Tuesday, August 16, 2005

Doo Dah

As much as I try to stay current on what’s in the entertainment pipeline, once in a while I get blindsided by things I had no idea were coming. In fact, it’s happened a couple of times recently. To wit:

Pat Metheny has released a 20th Anniversary edition of Song X, the record he made with Ornette Coleman back in 1985. At the time it was probably a difficult draught for some Metheny fans to take, at least those more accustomed to his melodic side. For Coleman fans, or at least this Coleman fan, it was a perfect match. As much as I enjoyed Ornette’s efforts with his electric band Prime Time, there was always a certain freedom missing that was part and parcel of his classic quartet recordings. Having to stay within a 4/4 beat much of the time seemed to throw him back on many of his own musical clichés and limited his artistic choices.

The Metheny recording took Metheny and Coleman, added Coleman stalwarts Charlie Haden on bass and his son Denardo on drums, and then put in drummer Jack DeJohnette. The result was a more relaxed and traditional Coleman that still included elements of his electric experiments by virtue of Metheny’s guitar synth and Denardo’s electronic percussion.

The majority of the compositions are Coleman’s and Metheny is more than up to their challenge. He explains in the notes to this rerelease that they had very little time for mixing and mastering the first time around and so he was grateful for the opportunity to have another shot at it. The result is a recording where the word “remixed” actually means something for once. I haven’t done a disc-for-disc comparison yet but unless my memory is playing tricks, the instruments seem to be more clearly separated than the first time around. The 13-minute Endangered Species, which originally tended to come across as a big, impenetrable wall of sound, now lets you hear the interplay between the musicians more clearly than before.

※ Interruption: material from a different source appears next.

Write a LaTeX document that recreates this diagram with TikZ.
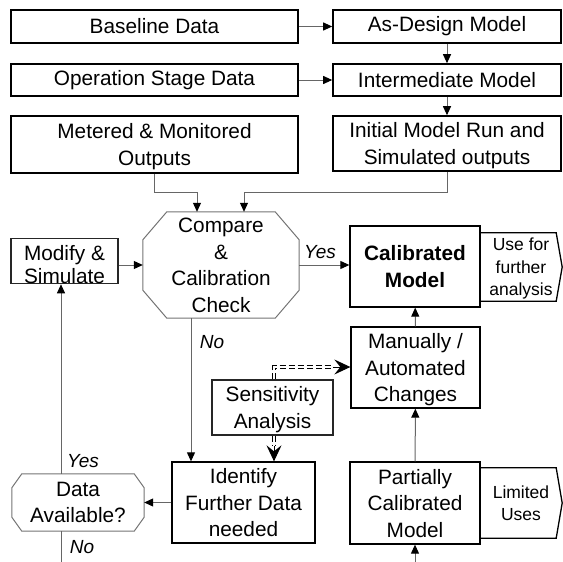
\documentclass[tikz,border=0pt]{standalone}
\usepackage{fontspec}
\setmainfont{Liberation Sans}
\usetikzlibrary{arrows.meta,calc}

\begin{document}
\begin{tikzpicture}[x=1pt,y=-1pt,
  every node/.style={inner sep=0pt, align=center, font=\fontsize{20.8}{26.5}\selectfont},
  ml/.style={text depth=0pt},
  bigbox/.style={draw=black, line width=1.6pt, rectangle},
  midbox/.style={draw=black, line width=1.3pt, rectangle},
  thinbox/.style={draw=black!85, line width=1.1pt, rectangle},
  ghost/.style={draw=none, rectangle},
  octline/.style={draw=black!55, line width=1pt},
  smalltext/.style={font=\fontsize{17.5}{22.5}\selectfont},
  lbl/.style={font=\fontsize{19}{22}\selectfont\itshape},
  conn/.style={draw=black!60, line width=1pt, -{Triangle[length=9pt,width=8pt,color=black]}},
  plain/.style={draw=black!60, line width=1pt},
  dbl/.style={draw=black, line width=1.2pt, double=white, double distance=2.2pt, dash pattern=on 6pt off 3pt},
  dbltip/.style={draw=black, line width=1pt, -{Stealth[length=16pt,width=15pt,inset=6pt,fill=black]}}
]
\useasboundingbox (0,0) rectangle (563,562);

% input and model boxes
\node[bigbox, minimum width=287pt, minimum height=33pt] (base) at (154.5,26.5) {Baseline Data};
\node[bigbox, minimum width=228pt, minimum height=33pt] (asd) at (447,26.5) {As-Design Model};
\node[bigbox, minimum width=287pt, minimum height=32pt] (op) at (154.5,80) {Operation Stage Data};
\node[bigbox, minimum width=228pt, minimum height=32pt] (inter) at (447,80) {Intermediate Model};
\node[bigbox, ml, minimum width=287pt, minimum height=57pt] (met) at (154.5,144.5) {Metered \& Monitored\\Outputs};
\node[bigbox, ml, minimum width=228pt, minimum height=55pt] (init) at (447,143.5) {Initial Model Run and\\Simulated outputs};

% calibration check (octagon)
\node[ghost, ml, minimum width=156pt, minimum height=106pt] (cmp) at (221,265) {Compare\\\&\\Calibration\\Check};
\draw[octline] ([xshift=24pt]cmp.north west) -- ([xshift=-24pt]cmp.north east)
  -- ([yshift=-28pt]cmp.north east) -- ([yshift=28pt]cmp.south east)
  -- ([xshift=-24pt]cmp.south east) -- ([xshift=24pt]cmp.south west)
  -- ([yshift=28pt]cmp.south west) -- ([yshift=-28pt]cmp.north west) -- cycle;

\node[thinbox, ml, minimum width=107pt, minimum height=44pt, font=\fontsize{20.8}{23.5}\selectfont] (mod) at (64.5,261) {\rule{0pt}{22pt}Modify \&\\Simulate};
\node[midbox, ml, minimum width=130pt, minimum height=81pt, font=\fontsize{20.8}{26.5}\selectfont\bfseries] (cal) at (415,266.5) {Calibrated\\Model};

% outcome signals
\node[ghost, ml, smalltext, minimum width=82pt, minimum height=68pt] (use) at (521,267) {Use for\\further\\analysis};
\draw[midbox] (use.north west) -- ([xshift=-6pt]use.north east) -- (use.east)
  -- ([xshift=-6pt]use.south east) -- (use.south west) -- cycle;

\node[midbox, ml, minimum width=129pt, minimum height=81pt] (man) at (415.5,367.5) {Manually /\\Automated\\Changes};
\node[thinbox, ml, minimum width=121pt, minimum height=55pt] (sens) at (272.5,407.5) {Sensitivity\\Analysis};
\node[midbox, ml, minimum width=143pt, minimum height=81pt] (idf) at (243.5,502.5) {Identify\\Further Data\\needed};

% data availability decision (octagon)
\node[ghost, ml, minimum width=132pt, minimum height=57pt] (dat) at (78,502.5) {Data\\Available?};
\draw[octline] ([xshift=10pt]dat.north west) -- ([xshift=-10pt]dat.north east)
  -- ([yshift=-14pt]dat.north east) -- ([yshift=14pt]dat.south east)
  -- ([xshift=-10pt]dat.south east) -- ([xshift=10pt]dat.south west)
  -- ([yshift=14pt]dat.south west) -- ([yshift=-14pt]dat.north west) -- cycle;

\node[midbox, ml, minimum width=130pt, minimum height=82pt] (par) at (415,503) {Partially\\Calibrated\\Model};
\node[ghost, ml, smalltext, minimum width=82pt, minimum height=70pt] (lim) at (521,503) {Limited\\Uses};
\draw[midbox] (lim.north west) -- ([xshift=-6pt]lim.north east) -- (lim.east)
  -- ([xshift=-6pt]lim.south east) -- (lim.south west) -- cycle;

% helper coordinates for routed connectors
\coordinate (m1) at (197,192);
\coordinate (i1) at (244,192);
\coordinate (nx) at (191,0);
\coordinate (yx) at (61,0);
\coordinate (sx) at (274,0);
\coordinate (sa1) at (274,446);
\coordinate (sa2) at (333,367);
\coordinate (pin) at (415,562);
\coordinate (dend) at (61,562);

% connectors
\draw[conn] (base) -- (asd);
\draw[conn] (op) -- (inter);
\draw[conn] (asd) -- (inter);
\draw[conn] (inter) -- (init);
\draw[conn] (met.south) |- (m1) -- (m1 |- cmp.north);
\draw[conn] (init.south) |- (i1) -- (i1 |- cmp.north);
\draw[conn] (mod.east |- cmp.west) -- (cmp.west);
\draw[conn] (cmp.east) -- (cmp.east -| cal.west);
\draw[conn] (cmp.south -| nx) -- (idf.north -| nx);
\draw[conn] (man) -- (cal);
\draw[conn] (par) -- (man);
\draw[conn] (pin) -- (par.south);
\draw[conn] (idf.west) -- (dat.east);
\draw[conn] (dat.north -| yx) -- (mod.south -| yx);
\draw[plain] (dat.south -| yx) -- (dend);

% sensitivity links (double lines)
\draw[dbl] (sens.north -| sx) |- (sa2);
\draw[dbltip] (sa2) -- (man.west |- sa2);
\draw[dbl] (sens.south -| sx) -- (sa1);
\draw[dbltip] (sa1) -- (idf.north -| sx);

% branch labels
\node[lbl] (yes1) at (320,252) {Yes};
\node[lbl] (no1) at (212,342) {No};
\node[lbl] (yes2) at (83,461) {Yes};
\node[lbl] (no2) at (82,547) {No};
\end{tikzpicture}
\end{document}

They also found six unreleased tracks which appear here for the first time. If you missed it the first time around, or are just a fan of adventurous music, it’s well worth your time.

The other one that threw me for a loop recently was the release on DVD of Do Not Adjust Your Set, a British series intended as a children’s program that featured Michael Palin, Eric Idle, and Terry Jones shortly before the formation of Monty Python’s Flying Circus.

Now it’s not that I’m a Python freak, mind you. I like ‘em, sure. But I don’t run around quoting lines from Holy Grail and Life of Brian. No, for me the big attraction here was that the show’s house band was The Bonzo Dog Doo Dah Band. Put simply, the availability of so much Bonzo footage at once, when their previous claim to fame was their too-short appearance in The Beatles’ Magical Mystery Tour performing Death Cab for Cutie, is manna from heaven. What the kids made of Vivian Stanshall, Neil Innes, Rodney Slater, Roger Ruskin Spear and “Legs” Larry Smith each week I can’t imagine. But for those of us who worship at their altar, this is magical, irreplaceable stuff.

For those MP fans also interested in what the Cleese/Chapman axis of silly was up to at this time, At Last The 1948 Show has been released in tandem with this set. Python completists will have to have them both and, in fact, a cursory glance at the packaging reveals that’s exactly who they’re aimed at. Some dead parrot.